Given information —
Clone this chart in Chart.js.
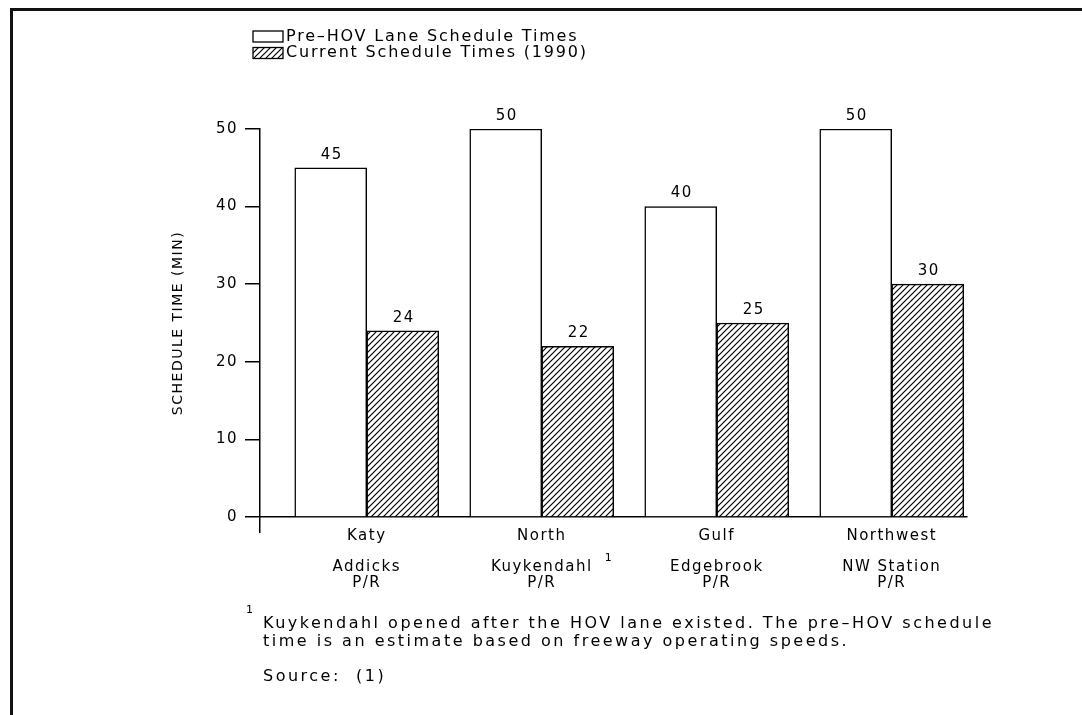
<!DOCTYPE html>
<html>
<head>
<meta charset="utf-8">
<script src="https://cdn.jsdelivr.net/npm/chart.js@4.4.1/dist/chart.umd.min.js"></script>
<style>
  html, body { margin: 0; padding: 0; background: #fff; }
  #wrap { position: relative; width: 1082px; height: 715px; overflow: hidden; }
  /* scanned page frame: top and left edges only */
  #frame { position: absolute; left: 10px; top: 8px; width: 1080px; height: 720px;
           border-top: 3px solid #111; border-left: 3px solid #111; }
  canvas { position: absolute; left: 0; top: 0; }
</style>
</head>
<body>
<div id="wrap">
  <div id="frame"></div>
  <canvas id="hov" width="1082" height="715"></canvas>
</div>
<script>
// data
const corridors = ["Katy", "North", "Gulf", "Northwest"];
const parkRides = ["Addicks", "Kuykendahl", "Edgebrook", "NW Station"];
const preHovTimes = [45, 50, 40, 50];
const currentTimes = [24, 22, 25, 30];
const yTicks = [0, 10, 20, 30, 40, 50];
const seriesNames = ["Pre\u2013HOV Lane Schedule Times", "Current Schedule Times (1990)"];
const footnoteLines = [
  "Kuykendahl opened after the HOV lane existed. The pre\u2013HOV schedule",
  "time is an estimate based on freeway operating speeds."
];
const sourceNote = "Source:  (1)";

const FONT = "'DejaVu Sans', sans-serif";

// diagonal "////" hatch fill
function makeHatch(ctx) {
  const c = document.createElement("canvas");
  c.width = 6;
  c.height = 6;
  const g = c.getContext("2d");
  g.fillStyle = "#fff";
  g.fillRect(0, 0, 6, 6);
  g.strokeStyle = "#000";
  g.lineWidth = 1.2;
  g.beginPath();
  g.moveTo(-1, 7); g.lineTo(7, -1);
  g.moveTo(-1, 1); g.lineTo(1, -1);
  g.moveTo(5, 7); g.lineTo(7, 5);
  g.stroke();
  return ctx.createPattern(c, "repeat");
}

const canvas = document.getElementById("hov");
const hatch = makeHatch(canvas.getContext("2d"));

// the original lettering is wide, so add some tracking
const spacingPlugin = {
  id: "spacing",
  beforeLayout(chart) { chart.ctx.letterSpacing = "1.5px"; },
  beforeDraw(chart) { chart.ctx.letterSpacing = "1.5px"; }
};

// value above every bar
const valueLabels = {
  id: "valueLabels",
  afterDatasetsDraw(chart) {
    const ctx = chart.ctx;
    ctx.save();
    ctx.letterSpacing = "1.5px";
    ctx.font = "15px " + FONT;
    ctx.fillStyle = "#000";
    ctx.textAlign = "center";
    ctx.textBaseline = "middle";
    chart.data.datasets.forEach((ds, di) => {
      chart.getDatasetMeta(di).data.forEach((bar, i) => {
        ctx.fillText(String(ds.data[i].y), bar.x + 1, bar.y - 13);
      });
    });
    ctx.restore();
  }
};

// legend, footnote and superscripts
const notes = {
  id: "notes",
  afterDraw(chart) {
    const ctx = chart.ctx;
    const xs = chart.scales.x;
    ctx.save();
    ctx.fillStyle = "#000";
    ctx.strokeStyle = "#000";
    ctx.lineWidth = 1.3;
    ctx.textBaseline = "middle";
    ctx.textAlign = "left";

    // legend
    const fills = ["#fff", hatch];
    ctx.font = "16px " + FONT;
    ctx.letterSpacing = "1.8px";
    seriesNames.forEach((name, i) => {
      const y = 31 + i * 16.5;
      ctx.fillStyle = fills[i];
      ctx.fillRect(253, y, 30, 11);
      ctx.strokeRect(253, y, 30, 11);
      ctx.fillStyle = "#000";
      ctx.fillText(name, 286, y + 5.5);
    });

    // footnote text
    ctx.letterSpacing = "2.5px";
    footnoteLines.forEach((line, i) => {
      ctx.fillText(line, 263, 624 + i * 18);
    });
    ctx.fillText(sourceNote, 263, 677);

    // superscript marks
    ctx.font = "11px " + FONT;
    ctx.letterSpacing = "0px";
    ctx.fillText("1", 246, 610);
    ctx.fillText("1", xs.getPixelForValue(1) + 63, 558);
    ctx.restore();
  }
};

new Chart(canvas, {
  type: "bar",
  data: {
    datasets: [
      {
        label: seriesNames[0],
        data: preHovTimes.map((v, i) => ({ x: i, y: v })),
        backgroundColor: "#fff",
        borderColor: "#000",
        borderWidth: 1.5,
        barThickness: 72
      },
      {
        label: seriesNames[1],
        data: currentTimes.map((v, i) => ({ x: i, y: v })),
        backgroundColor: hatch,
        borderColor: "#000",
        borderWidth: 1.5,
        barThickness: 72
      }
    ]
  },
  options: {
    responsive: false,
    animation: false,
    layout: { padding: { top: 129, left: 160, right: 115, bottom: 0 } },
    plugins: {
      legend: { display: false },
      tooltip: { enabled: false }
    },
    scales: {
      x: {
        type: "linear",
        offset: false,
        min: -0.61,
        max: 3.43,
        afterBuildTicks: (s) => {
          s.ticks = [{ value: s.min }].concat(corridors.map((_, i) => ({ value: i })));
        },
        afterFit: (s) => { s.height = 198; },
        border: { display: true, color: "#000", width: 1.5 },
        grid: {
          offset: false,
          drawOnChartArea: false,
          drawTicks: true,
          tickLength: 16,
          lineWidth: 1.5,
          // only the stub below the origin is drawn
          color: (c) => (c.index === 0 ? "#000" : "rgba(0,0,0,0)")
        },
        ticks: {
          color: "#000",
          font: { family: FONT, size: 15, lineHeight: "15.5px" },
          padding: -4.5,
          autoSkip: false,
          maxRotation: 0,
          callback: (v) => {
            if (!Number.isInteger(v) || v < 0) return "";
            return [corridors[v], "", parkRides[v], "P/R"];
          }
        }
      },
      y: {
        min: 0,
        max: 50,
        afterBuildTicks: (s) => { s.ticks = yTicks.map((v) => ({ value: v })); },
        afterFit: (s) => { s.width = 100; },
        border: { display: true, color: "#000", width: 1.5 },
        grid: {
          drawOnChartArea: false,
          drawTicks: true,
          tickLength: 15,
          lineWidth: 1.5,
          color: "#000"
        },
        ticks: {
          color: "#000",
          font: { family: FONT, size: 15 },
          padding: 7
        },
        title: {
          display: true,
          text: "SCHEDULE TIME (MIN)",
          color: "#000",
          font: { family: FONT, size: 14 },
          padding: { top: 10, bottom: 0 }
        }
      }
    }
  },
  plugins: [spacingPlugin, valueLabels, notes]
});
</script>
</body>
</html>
---
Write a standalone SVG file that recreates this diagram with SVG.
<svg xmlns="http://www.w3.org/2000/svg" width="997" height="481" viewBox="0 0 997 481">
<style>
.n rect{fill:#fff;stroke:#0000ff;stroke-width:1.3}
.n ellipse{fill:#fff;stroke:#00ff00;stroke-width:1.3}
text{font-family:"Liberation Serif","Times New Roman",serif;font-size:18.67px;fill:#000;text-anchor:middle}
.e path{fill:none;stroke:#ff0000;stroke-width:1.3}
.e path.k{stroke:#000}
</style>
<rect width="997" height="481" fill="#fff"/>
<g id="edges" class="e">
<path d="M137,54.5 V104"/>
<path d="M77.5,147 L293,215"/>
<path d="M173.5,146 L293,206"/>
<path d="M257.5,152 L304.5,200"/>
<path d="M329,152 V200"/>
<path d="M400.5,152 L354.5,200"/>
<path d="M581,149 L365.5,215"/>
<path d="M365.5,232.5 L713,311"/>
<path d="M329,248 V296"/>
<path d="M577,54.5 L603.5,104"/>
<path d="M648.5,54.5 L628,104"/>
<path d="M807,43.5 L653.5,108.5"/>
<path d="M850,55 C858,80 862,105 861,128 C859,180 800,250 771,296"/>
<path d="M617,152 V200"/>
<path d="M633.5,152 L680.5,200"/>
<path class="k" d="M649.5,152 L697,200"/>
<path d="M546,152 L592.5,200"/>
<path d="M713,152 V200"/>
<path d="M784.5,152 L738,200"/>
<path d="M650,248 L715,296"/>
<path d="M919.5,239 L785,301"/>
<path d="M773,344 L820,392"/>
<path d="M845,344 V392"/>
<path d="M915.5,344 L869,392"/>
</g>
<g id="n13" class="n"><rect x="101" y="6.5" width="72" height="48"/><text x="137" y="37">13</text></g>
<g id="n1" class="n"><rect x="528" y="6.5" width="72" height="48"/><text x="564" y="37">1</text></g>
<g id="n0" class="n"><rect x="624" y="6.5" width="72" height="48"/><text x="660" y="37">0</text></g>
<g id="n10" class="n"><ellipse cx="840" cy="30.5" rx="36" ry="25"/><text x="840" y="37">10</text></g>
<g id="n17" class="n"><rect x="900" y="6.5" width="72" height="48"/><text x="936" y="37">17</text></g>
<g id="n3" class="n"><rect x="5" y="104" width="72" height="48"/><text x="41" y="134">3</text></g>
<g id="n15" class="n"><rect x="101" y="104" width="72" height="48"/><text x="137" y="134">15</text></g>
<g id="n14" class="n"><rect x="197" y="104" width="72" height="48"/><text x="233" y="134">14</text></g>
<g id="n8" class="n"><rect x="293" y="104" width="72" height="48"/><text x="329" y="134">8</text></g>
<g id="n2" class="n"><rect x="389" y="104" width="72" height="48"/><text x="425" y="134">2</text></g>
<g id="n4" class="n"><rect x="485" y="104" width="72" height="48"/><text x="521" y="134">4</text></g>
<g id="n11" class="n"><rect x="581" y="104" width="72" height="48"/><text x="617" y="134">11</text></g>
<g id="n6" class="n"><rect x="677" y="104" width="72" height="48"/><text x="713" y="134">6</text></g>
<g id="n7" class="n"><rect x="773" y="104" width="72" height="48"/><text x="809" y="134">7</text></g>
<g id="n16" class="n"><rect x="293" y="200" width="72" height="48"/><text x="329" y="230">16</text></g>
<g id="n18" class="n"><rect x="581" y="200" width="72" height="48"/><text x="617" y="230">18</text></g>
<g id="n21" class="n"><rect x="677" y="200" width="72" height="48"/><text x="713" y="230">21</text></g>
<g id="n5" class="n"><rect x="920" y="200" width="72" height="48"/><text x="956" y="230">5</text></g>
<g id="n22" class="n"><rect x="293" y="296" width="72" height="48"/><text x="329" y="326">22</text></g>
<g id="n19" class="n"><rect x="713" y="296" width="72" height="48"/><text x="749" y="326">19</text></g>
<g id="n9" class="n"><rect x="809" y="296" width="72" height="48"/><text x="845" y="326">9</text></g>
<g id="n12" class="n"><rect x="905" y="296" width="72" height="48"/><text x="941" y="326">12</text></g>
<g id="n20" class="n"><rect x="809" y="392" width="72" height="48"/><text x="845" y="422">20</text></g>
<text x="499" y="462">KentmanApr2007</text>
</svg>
---
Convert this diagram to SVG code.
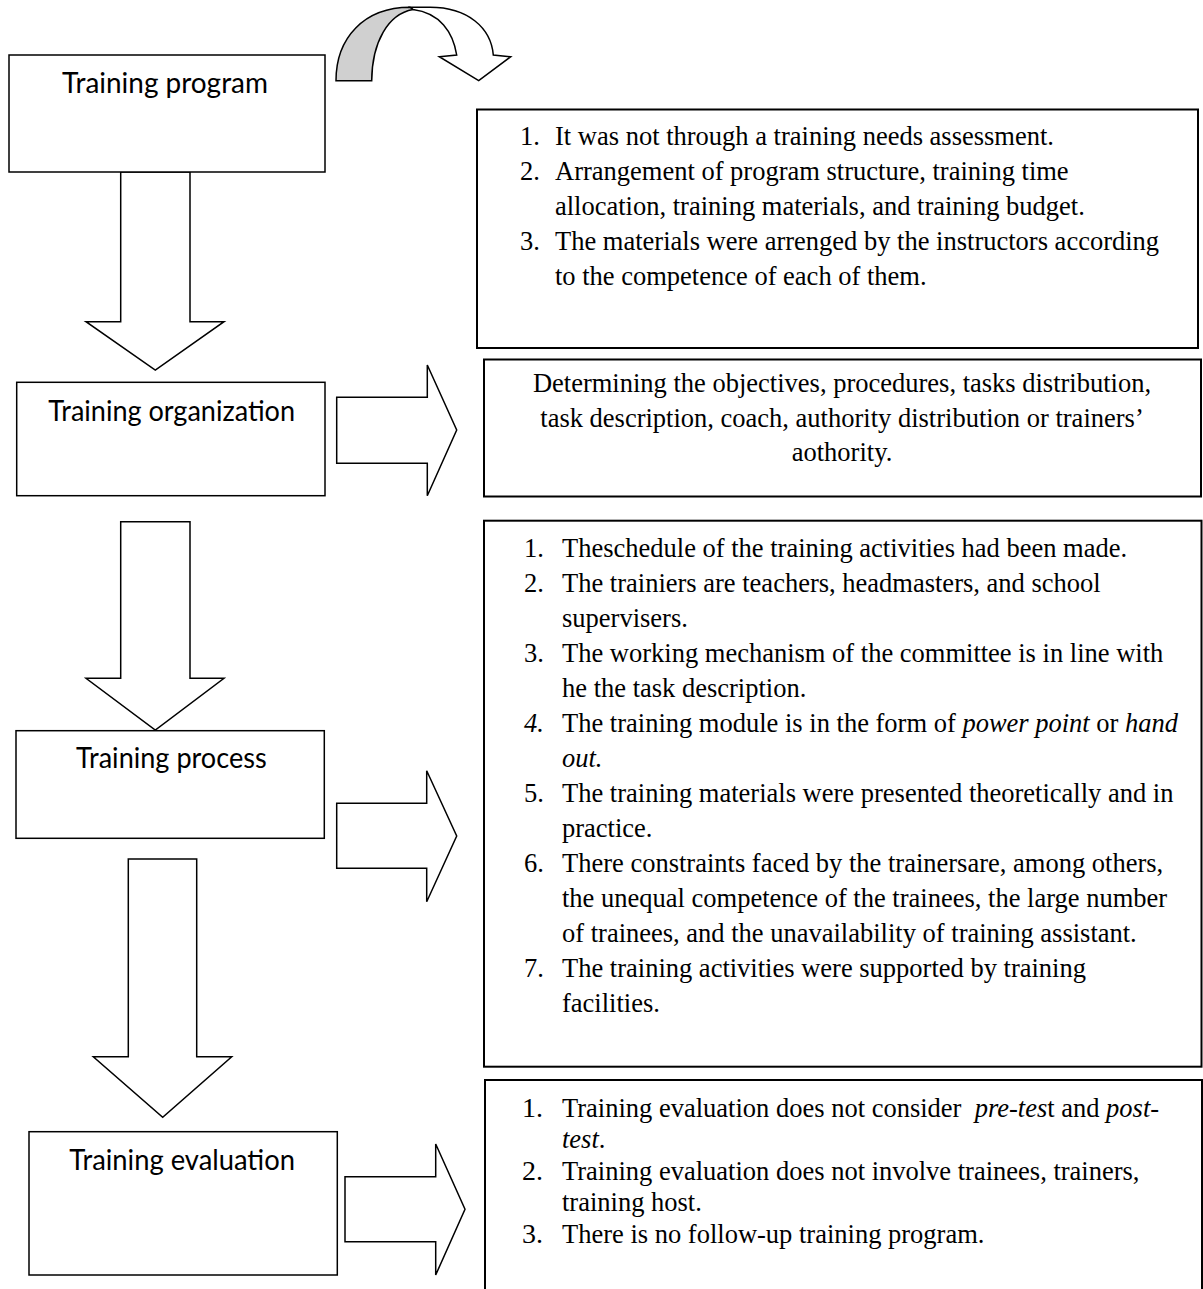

Requirements — Check each line of the records for "this" and copy the ones that contain it.

Written solution —
Clone this chart in Chart.js.
Write a standalone SVG file that recreates this diagram with SVG.
Convert this diagram to SVG code.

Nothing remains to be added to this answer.